What the task asks
Emit a verbatim copy of the lines below from the line with "Reproduce this chart with matplotlib." through the line with "plt.rcParams['font.family'] = ['Roboto', 'DejaVu", excluding pictures and everything outside that range.

---- Data in this exercise

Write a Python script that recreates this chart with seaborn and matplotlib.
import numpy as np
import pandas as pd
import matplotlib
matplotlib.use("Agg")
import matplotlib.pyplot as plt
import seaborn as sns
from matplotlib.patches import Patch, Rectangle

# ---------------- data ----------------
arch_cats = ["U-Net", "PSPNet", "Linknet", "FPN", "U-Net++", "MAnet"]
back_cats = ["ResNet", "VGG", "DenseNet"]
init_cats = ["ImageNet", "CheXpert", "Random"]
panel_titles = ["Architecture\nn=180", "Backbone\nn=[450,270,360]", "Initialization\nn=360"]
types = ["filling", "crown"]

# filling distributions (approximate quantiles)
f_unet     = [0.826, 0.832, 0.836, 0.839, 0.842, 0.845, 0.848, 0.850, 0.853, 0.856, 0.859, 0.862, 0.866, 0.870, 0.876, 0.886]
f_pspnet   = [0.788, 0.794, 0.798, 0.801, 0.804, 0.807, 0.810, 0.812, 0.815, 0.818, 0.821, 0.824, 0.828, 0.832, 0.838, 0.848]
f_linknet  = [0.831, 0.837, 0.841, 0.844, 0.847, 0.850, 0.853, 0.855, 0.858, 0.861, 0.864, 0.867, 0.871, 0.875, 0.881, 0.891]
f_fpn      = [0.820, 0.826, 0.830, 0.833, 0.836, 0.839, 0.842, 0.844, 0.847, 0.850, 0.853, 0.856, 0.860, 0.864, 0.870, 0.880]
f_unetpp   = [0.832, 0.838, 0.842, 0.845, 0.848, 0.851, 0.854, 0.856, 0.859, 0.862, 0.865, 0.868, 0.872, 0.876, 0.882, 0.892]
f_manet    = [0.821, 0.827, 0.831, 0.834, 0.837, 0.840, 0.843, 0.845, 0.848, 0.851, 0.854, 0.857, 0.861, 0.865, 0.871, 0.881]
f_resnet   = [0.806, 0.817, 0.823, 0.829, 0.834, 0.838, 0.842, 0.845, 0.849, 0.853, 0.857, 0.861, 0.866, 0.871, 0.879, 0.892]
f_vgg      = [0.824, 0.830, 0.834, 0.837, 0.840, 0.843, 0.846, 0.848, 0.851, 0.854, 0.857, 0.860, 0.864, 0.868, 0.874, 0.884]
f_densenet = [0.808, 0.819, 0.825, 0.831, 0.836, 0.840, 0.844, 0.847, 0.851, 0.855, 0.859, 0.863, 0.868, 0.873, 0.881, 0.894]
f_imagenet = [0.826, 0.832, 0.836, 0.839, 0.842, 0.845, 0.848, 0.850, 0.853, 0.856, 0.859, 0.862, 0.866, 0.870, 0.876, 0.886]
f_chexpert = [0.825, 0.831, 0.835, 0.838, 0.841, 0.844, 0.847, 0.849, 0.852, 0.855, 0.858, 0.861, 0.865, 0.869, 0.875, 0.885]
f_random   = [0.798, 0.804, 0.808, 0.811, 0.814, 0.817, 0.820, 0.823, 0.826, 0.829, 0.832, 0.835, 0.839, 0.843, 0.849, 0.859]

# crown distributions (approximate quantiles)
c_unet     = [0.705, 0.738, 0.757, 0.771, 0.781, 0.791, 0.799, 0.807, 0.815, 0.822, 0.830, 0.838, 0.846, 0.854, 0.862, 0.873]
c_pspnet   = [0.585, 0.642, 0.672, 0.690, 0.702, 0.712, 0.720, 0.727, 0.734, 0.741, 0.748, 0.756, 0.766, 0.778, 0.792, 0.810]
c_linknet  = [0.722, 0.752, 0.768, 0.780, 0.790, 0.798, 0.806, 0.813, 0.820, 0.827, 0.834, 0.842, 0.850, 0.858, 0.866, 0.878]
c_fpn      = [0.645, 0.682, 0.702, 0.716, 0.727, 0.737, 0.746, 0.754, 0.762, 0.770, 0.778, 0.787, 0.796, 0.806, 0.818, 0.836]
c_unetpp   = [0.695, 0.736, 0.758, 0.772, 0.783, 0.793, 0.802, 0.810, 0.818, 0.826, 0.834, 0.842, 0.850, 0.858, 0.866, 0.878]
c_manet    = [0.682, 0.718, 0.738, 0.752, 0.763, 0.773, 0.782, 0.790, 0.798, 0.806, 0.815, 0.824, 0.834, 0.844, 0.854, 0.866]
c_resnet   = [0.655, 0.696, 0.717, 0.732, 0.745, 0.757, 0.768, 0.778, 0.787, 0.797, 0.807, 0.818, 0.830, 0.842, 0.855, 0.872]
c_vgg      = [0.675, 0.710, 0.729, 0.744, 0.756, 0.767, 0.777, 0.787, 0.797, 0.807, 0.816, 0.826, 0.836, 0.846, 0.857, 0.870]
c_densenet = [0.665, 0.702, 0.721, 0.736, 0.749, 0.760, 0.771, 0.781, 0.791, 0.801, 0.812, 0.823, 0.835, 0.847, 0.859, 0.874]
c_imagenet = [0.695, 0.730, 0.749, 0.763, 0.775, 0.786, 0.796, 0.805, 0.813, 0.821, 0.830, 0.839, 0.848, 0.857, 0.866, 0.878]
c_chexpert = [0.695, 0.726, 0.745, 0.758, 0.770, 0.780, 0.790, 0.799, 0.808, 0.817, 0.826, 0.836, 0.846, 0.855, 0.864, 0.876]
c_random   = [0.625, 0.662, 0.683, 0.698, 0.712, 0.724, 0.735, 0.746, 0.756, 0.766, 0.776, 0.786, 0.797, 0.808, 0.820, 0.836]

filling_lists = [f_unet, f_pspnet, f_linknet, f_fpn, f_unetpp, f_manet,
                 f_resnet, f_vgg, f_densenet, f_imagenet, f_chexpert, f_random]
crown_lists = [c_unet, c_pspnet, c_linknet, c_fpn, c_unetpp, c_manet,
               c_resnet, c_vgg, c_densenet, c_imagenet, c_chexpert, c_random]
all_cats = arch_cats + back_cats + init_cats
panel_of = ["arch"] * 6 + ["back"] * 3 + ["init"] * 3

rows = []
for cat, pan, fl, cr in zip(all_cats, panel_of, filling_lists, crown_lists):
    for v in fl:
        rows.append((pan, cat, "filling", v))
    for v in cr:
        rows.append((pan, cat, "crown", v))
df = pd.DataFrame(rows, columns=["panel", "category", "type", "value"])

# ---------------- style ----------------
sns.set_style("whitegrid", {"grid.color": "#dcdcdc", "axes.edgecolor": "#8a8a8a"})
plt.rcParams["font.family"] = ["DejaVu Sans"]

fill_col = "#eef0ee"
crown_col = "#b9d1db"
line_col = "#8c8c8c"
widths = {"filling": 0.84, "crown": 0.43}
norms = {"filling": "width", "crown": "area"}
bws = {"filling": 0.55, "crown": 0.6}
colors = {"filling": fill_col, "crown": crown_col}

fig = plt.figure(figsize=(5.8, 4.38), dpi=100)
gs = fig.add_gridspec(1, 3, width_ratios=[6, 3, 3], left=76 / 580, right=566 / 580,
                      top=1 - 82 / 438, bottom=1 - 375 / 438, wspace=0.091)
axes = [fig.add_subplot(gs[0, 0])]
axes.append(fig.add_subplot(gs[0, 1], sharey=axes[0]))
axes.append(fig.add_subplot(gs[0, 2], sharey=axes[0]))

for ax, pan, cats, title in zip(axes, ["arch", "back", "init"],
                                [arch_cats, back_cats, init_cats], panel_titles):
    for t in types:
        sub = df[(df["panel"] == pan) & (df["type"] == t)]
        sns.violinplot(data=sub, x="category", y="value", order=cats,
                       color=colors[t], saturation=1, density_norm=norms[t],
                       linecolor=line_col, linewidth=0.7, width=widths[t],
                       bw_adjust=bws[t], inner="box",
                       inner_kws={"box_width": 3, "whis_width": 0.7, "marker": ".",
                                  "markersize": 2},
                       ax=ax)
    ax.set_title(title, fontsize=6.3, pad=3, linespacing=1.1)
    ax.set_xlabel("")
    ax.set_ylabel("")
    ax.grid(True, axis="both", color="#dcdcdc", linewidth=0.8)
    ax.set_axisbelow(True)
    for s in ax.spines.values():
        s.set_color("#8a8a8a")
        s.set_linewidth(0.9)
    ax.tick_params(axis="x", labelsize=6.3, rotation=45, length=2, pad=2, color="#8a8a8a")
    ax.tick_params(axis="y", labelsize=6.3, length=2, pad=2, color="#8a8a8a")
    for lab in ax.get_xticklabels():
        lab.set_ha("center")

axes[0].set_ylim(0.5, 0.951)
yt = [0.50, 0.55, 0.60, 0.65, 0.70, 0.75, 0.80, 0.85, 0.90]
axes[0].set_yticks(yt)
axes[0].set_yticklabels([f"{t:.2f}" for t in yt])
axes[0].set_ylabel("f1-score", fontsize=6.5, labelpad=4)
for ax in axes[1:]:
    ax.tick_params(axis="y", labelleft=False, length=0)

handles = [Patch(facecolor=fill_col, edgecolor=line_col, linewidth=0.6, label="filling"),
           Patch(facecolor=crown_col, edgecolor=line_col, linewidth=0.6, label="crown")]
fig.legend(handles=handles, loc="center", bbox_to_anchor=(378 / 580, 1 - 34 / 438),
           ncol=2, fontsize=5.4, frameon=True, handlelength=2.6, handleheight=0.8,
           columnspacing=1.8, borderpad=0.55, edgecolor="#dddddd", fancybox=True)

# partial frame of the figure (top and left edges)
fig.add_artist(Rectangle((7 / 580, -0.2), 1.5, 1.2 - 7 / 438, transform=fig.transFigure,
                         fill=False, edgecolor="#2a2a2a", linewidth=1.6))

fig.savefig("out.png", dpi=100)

--------
---- Data in this exercise

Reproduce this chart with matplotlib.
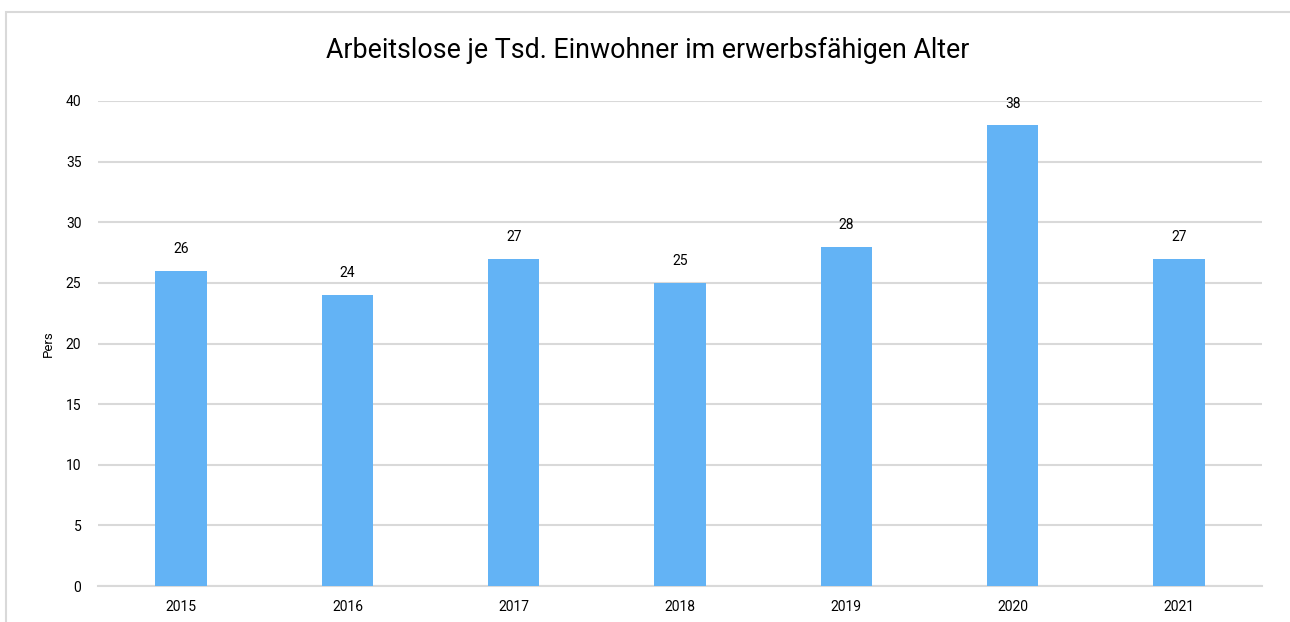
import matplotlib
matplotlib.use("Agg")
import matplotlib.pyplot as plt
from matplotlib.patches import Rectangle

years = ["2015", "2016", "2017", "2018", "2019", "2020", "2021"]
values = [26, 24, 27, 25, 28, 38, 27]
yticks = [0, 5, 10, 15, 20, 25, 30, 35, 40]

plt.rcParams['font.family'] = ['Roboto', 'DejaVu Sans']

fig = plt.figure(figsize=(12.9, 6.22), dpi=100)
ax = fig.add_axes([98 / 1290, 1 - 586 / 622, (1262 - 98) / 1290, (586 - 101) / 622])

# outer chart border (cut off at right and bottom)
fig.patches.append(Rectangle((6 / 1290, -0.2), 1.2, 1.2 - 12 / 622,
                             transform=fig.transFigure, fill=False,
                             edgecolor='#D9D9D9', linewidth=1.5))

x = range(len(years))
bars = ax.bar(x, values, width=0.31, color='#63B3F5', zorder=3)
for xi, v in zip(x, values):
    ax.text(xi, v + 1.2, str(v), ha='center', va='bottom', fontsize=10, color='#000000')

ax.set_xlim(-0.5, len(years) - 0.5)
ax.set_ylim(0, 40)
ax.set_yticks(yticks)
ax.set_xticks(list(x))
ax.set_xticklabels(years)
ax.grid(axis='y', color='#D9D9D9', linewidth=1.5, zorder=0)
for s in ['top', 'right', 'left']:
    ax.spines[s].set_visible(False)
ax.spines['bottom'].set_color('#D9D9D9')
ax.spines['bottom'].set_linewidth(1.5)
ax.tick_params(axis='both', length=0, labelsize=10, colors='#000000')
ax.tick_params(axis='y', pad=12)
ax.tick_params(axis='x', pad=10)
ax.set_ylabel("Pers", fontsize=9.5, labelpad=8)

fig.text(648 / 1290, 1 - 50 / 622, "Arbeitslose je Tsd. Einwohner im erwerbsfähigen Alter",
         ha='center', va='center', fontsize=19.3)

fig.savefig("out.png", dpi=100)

--------

Answer to this exercise
Reproduce this chart with matplotlib.
import matplotlib
matplotlib.use("Agg")
import matplotlib.pyplot as plt
from matplotlib.patches import Rectangle

years = ["2015", "2016", "2017", "2018", "2019", "2020", "2021"]
values = [26, 24, 27, 25, 28, 38, 27]
yticks = [0, 5, 10, 15, 20, 25, 30, 35, 40]

plt.rcParams['font.family'] = ['Roboto', 'DejaVu Sans']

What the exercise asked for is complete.